**Task requirements:**
From the first line of the data below through the line holding "(0,0) rectangle (741,635);", output each line exactly and leave the pictures out.

**Rows:**
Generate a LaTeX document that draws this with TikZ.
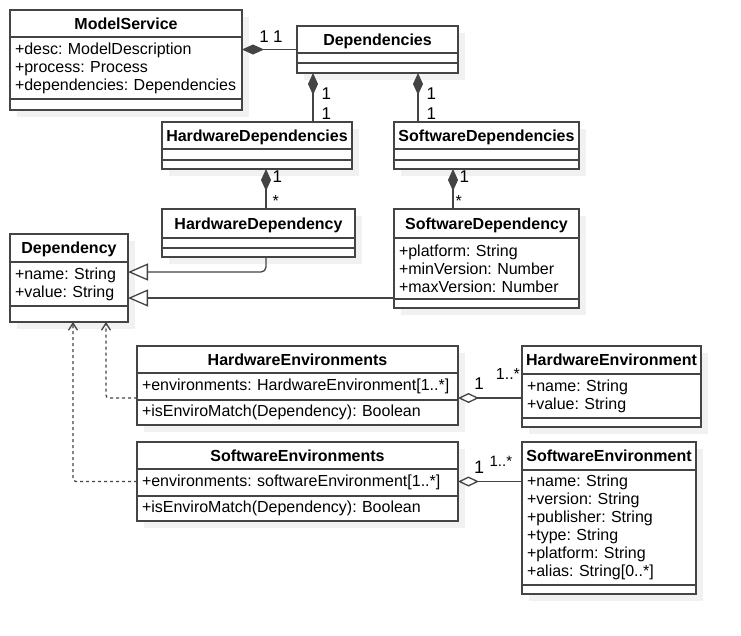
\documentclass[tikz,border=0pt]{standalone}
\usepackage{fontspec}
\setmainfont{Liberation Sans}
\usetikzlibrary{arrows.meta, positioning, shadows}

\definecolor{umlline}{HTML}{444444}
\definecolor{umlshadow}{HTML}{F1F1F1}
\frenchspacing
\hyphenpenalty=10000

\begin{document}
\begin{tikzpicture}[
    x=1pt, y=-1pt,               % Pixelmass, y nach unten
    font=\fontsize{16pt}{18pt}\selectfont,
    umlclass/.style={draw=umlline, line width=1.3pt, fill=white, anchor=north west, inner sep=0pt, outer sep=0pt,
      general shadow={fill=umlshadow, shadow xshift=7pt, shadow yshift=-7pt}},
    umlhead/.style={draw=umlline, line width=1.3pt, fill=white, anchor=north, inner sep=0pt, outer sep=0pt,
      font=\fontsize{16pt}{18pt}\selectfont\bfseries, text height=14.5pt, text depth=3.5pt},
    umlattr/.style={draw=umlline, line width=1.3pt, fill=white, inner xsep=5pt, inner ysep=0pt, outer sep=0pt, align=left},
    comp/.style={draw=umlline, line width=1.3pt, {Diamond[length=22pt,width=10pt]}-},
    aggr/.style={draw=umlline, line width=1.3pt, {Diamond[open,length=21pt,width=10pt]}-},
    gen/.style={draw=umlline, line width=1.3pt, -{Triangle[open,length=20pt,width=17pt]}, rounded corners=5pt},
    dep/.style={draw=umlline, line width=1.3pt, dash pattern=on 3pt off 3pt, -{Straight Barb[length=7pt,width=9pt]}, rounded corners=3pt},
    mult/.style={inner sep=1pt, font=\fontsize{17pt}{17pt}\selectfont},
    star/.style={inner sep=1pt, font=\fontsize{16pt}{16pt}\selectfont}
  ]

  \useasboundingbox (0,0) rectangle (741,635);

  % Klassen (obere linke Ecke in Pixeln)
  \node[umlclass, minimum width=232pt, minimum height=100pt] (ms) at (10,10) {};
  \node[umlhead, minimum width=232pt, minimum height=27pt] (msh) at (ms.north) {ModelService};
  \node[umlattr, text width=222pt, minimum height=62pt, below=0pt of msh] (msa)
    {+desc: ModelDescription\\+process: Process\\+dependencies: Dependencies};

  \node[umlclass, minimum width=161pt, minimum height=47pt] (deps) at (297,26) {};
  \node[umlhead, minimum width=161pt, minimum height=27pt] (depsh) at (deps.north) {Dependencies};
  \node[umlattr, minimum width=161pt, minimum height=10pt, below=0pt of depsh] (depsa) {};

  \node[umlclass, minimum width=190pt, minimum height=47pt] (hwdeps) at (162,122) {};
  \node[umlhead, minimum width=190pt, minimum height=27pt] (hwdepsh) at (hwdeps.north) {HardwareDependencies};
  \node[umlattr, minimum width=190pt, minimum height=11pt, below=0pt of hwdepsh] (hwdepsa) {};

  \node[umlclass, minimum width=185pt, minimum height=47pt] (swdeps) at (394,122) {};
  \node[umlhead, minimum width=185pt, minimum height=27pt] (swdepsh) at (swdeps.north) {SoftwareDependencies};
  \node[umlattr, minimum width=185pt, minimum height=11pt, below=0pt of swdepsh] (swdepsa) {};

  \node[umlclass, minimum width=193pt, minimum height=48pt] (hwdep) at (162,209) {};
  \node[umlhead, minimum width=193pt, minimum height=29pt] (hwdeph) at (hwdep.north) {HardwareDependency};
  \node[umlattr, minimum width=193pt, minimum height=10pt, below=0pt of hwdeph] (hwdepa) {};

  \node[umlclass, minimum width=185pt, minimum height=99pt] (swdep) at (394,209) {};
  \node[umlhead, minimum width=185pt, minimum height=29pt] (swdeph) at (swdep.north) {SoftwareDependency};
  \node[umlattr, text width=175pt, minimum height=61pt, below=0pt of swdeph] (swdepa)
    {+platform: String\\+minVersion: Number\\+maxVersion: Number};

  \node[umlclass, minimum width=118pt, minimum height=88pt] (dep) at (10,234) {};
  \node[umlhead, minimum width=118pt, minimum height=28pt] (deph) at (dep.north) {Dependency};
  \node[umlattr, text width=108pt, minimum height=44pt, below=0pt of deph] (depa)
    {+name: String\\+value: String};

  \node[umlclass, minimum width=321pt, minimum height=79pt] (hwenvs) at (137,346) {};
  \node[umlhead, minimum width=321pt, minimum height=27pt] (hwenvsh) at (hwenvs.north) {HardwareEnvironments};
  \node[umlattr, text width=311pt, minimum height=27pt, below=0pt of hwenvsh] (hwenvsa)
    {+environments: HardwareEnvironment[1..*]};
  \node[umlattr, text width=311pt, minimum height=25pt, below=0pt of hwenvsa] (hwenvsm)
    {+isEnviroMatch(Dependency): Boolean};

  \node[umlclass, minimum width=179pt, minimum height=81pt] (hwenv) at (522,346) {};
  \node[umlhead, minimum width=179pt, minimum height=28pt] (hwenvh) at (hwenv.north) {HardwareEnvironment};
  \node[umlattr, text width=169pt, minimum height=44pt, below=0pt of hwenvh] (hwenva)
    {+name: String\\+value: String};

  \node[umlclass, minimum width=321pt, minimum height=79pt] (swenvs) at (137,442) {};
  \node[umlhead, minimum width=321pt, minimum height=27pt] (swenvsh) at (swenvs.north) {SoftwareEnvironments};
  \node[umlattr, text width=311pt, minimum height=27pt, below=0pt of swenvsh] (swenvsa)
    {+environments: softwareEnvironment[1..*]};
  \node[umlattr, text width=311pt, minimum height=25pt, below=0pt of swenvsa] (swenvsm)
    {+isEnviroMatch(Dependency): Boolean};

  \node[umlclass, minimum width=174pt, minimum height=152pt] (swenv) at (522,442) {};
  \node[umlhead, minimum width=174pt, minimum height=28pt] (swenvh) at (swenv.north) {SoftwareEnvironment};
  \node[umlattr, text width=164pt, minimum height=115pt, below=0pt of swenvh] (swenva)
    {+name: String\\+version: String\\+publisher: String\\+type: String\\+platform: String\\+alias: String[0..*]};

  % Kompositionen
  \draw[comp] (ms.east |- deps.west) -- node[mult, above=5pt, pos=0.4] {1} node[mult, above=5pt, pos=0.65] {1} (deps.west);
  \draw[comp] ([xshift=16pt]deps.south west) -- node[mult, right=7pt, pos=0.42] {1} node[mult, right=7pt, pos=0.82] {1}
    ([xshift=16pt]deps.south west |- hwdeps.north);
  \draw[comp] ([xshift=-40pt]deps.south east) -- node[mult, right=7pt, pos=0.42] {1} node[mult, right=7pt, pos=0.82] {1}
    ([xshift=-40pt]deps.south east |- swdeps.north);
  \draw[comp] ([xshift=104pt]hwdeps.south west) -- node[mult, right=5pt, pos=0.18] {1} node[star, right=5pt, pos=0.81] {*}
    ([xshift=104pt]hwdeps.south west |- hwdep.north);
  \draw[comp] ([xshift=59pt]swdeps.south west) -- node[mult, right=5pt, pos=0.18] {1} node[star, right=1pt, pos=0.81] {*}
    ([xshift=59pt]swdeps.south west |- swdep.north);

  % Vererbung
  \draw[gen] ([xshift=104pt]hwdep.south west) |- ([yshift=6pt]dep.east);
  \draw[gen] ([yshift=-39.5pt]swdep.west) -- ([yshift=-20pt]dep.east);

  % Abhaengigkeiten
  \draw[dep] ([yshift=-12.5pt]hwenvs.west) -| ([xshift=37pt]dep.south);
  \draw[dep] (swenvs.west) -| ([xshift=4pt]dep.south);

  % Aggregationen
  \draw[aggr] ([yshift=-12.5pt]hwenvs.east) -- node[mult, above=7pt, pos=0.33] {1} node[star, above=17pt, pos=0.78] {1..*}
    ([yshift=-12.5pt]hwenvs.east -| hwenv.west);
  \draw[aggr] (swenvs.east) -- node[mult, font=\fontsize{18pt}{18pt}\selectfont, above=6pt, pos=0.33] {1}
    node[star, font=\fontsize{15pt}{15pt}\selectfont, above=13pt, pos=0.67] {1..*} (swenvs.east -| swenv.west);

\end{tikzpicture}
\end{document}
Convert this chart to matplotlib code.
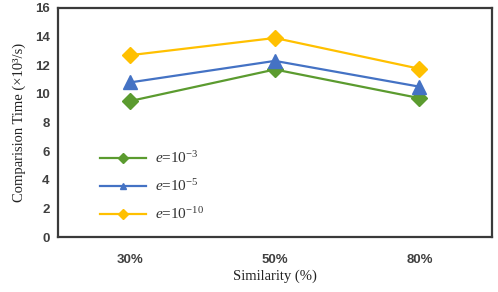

**Worked solution:**
Generate a LaTeX document that draws this with TikZ.
\documentclass[tikz,border=0pt]{standalone}
\usepackage{fontspec}
\setmainfont{Liberation Sans}
\usetikzlibrary{arrows.meta, positioning, shadows}

\definecolor{umlline}{HTML}{444444}
\definecolor{umlshadow}{HTML}{F1F1F1}
\frenchspacing
\hyphenpenalty=10000

\begin{document}
\begin{tikzpicture}[
    x=1pt, y=-1pt,               % Pixelmass, y nach unten
    font=\fontsize{16pt}{18pt}\selectfont,
    umlclass/.style={draw=umlline, line width=1.3pt, fill=white, anchor=north west, inner sep=0pt, outer sep=0pt,
      general shadow={fill=umlshadow, shadow xshift=7pt, shadow yshift=-7pt}},
    umlhead/.style={draw=umlline, line width=1.3pt, fill=white, anchor=north, inner sep=0pt, outer sep=0pt,
      font=\fontsize{16pt}{18pt}\selectfont\bfseries, text height=14.5pt, text depth=3.5pt},
    umlattr/.style={draw=umlline, line width=1.3pt, fill=white, inner xsep=5pt, inner ysep=0pt, outer sep=0pt, align=left},
    comp/.style={draw=umlline, line width=1.3pt, {Diamond[length=22pt,width=10pt]}-},
    aggr/.style={draw=umlline, line width=1.3pt, {Diamond[open,length=21pt,width=10pt]}-},
    gen/.style={draw=umlline, line width=1.3pt, -{Triangle[open,length=20pt,width=17pt]}, rounded corners=5pt},
    dep/.style={draw=umlline, line width=1.3pt, dash pattern=on 3pt off 3pt, -{Straight Barb[length=7pt,width=9pt]}, rounded corners=3pt},
    mult/.style={inner sep=1pt, font=\fontsize{17pt}{17pt}\selectfont},
    star/.style={inner sep=1pt, font=\fontsize{16pt}{16pt}\selectfont}
  ]

  \useasboundingbox (0,0) rectangle (741,635);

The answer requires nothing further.